How It Works
Cloud cost visibility means connecting your billing data from AWS, Azure, and GCP into a single view and then breaking that data down by team, project, service, or environment. Each cloud provider generates a billing feed. AWS calls its native tool AWS Cost Explorer, Azure uses Microsoft Cost Management, and GCP provides the Cloud Billing console. On their own, these tools show what you spent but not why, not which team caused it, and not what you should do next. Visibility platforms sit on top of that raw billing data, apply cost allocation tags and account mappings, and surface the spend in a way that finance, engineering, and leadership can all act on.

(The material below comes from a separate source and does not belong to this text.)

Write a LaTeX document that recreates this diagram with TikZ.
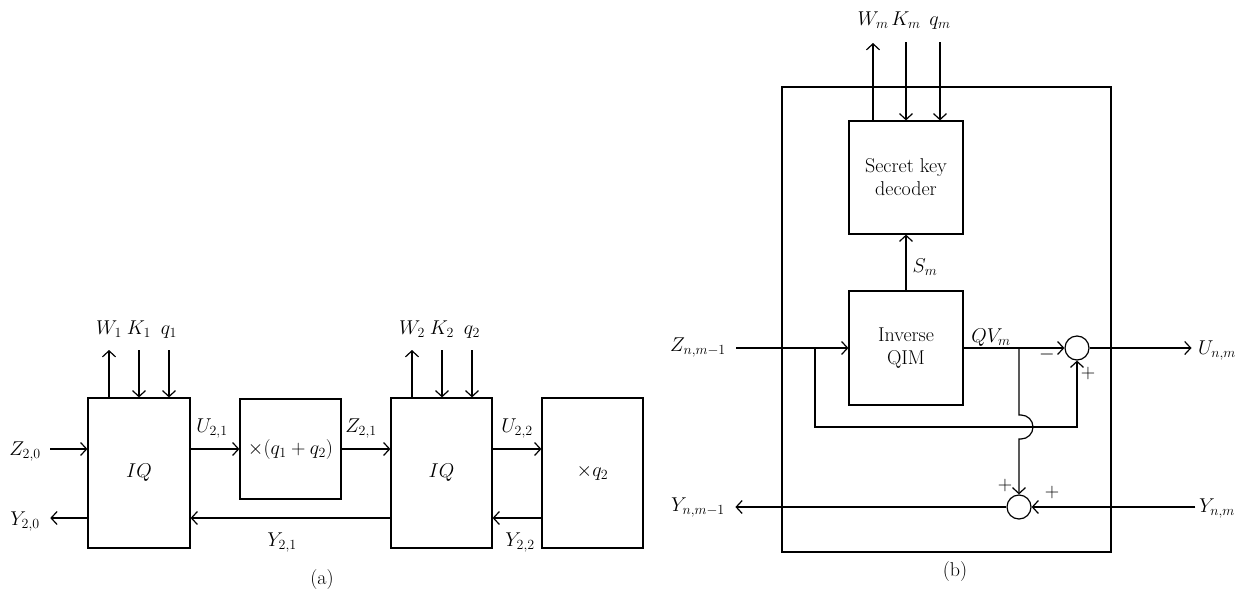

Why It Matters for Cloud Cost
Without visibility, optimization is guesswork. Teams overprovision because they cannot see idle resources. Finance cannot forecast because no one knows which product line drives which bill. Engineering delays action because the data arrives 48 to 72 hours late. Organizations that lack cost visibility consistently discover waste months after it accumulates, by which point it has compounded into a material budget problem. Visibility is not a reporting exercise. It is the prerequisite for every other cost management decision, from rightsizing to commitment purchasing to chargeback and showback.
Key Characteristics
- Real-time or near-real-time billing data access closes the gap between spend and awareness, enabling faster corrective action.

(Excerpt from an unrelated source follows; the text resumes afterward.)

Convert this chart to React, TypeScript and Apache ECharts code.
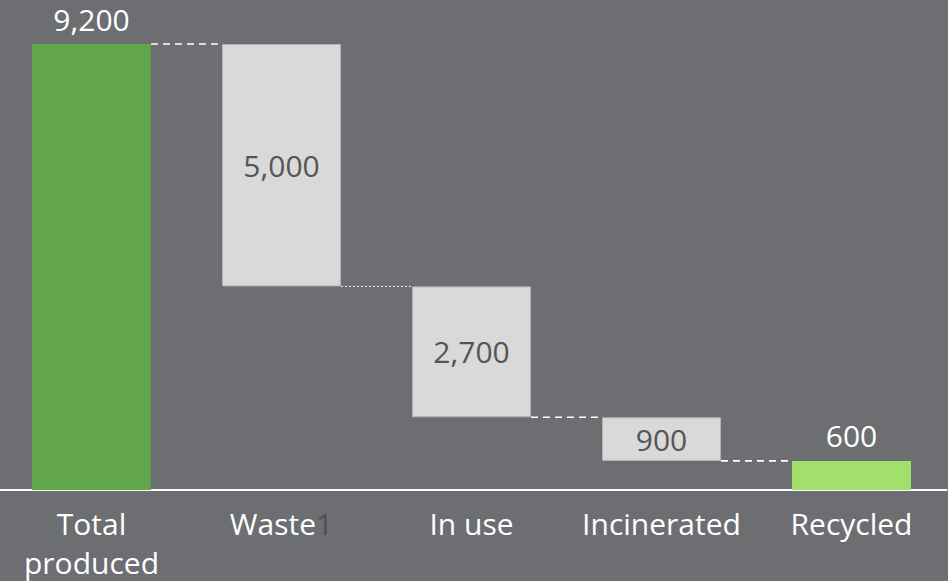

- Multi-cloud coverage means AWS, Azure, and GCP costs appear in a single normalized view rather than three separate consoles.

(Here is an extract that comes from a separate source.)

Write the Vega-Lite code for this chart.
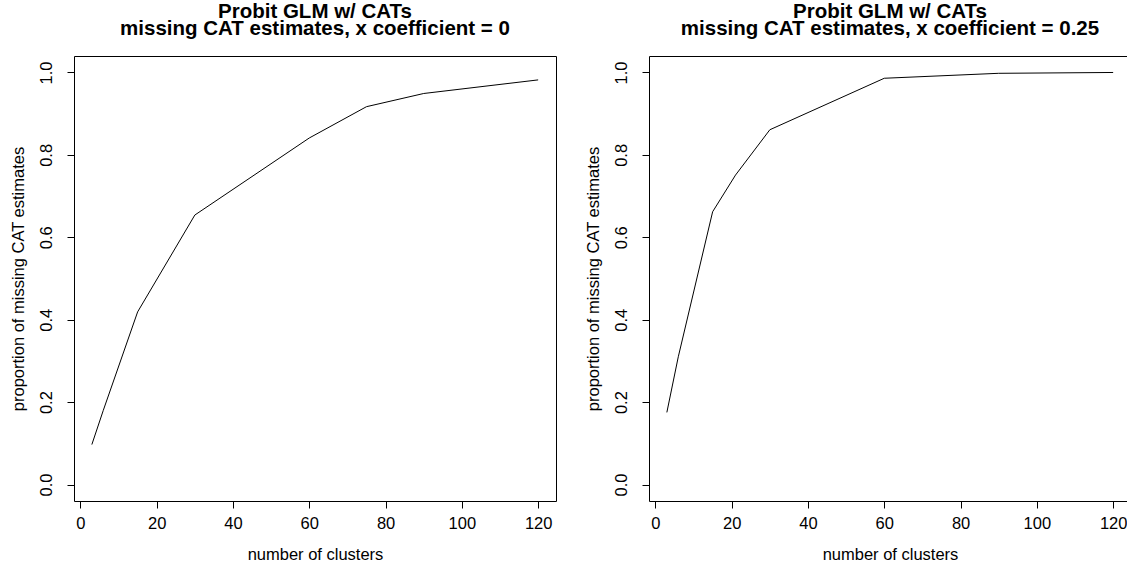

- Cost allocation by tag, account, team, or service makes it possible to assign cloud spend to the business unit or product responsible for it.
- Anomaly detection layered on top of visibility data flags unexpected cost spikes before they hit the next monthly invoice.
How Usage AI Handles This
Usage AI’s ClearCost layer provides visibility and showback reporting across AWS, GCP, and Azure, giving finance and engineering teams a unified view of spend alongside the commitments Usage AI manages on their behalf.
See how Usage AI saves 30 to 50% on AWS, GCP, and Azure.
Common Questions
1. Why is cloud cost visibility hard to achieve with native provider tools?
Each provider’s native billing console shows spend within that cloud only, with data that can lag by 24 to 72 hours. When a company runs workloads across AWS, Azure, and GCP simultaneously, finance teams are left reconciling three separate billing systems with different taxonomies and no shared cost allocation model.
2. What is the difference between cloud cost visibility and cloud cost monitoring?
Visibility refers to seeing and attributing spend across your entire cloud footprint at a given point in time. Monitoring is the continuous tracking of that spend over time, with alerts when costs deviate from expected patterns. Visibility is the foundation; monitoring is the ongoing practice built on top of it.
3. Does cloud cost visibility require changes to cloud infrastructure?
No infrastructure changes are required to gain cost visibility. Access to billing data, typically at the billing account or management account level, is sufficient. Usage AI, for example, connects through billing-layer access only and requires no changes to running workloads.